Mencken on Machen (a fundamentalist)
Posted: Mon Nov 02, 2009 4:25 am
Since there are discussions of fundamentalism currently occurring on this MB, people may find this comment by the skeptic Mencken of interest.
http://genevaredux.wordpress.com/2009/08/12/h-l-mencken-the-sage-of-baltimore-on-j-gresham-machen/The following excerpt is from The Impregnable Rock, by H. L. Mencken
American Mercury, Dec. 1931 (vol. 9), pp. 411-12
H.L. Mencken
Thinking of the theological doctrine called Fundamentalism, one is apt to think at once of the Rev. Aimee Semple McPherson, the Rev. Dr. Billy Sunday, and the late D. John Roach Straton. . . . Such clowns, of course, are high in human interest, and their sincerity need not be impugned, but one must remember always that they do not represent fairly the body of ideas they presume to voice, and that those ideas have much better spokesmen. I point, for example to the Rev. J. Gresham Machen, D.D., Litt.D., formerly of Princeton and now professor of the New Testament in Westminster Theological Seminary, Philadelphia. Dr. Machen is surely no more soap-boxer of God, alarming bucolic sinners for a percentage of the plate. On the contrary, he is a man of great learning and dignity – a former student of European universities, the author of various valuable books, including a Greek grammar, and a member of several societies of savants. Moreover, he is a Democrat and a wet, and may be presumed to have voted for Al in 1928. Nevertheless, this Dr. Machen believes completely in the inspired integrity of Holy Writ, and when it was questioned at Princeton he withdrew indignantly from those hallowed shades, leaving Dr. Paul Elmer More to hold the bag.

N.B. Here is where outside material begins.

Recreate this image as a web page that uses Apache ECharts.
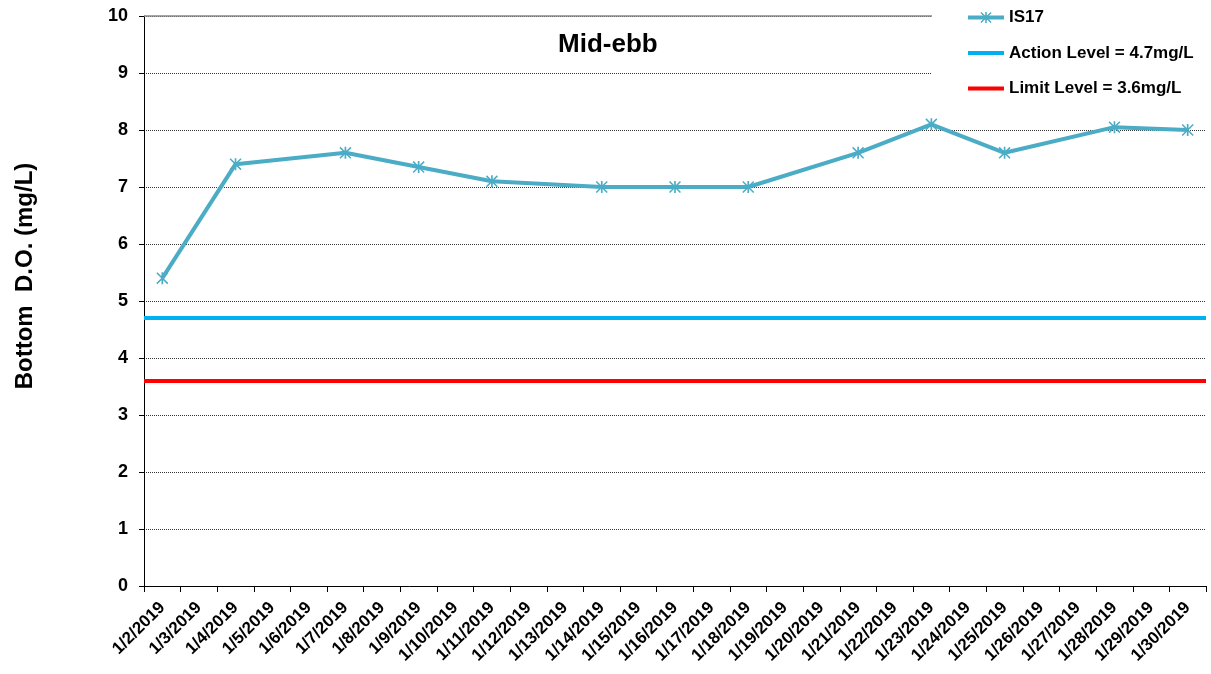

I confess frankly, as a life-long fan of theology, that I can find no defect in his defense of his position. Is Christianity actually a revealed religion? If not, then it is nothing; if so, then we must accept the Bible as an inspired statement of its principles. But how can we think of the Bible as inspired and at the same time as fallible? How can we imagine it as part divine and awful truth, and part mere literary confectionary? And how, if we manage so to imagine it, are we to distinguish between the truth and the confectionary? Dr. Machen answers these questions very simply and very convincingly. If Christianity is really true, as he believes, then the Bible is true, and if the Bible is true, then it is true from cover to cover. So answering, he takes his stand upon it, and defies the hosts of Beelzebub to shake him. As I have hinted, I think that, given his faith, his position is completely impregnable. There is absolutely no flaw in the argument with which he supports it. If he is wrong, then the science of logic is a hollow vanity, signifying nothing.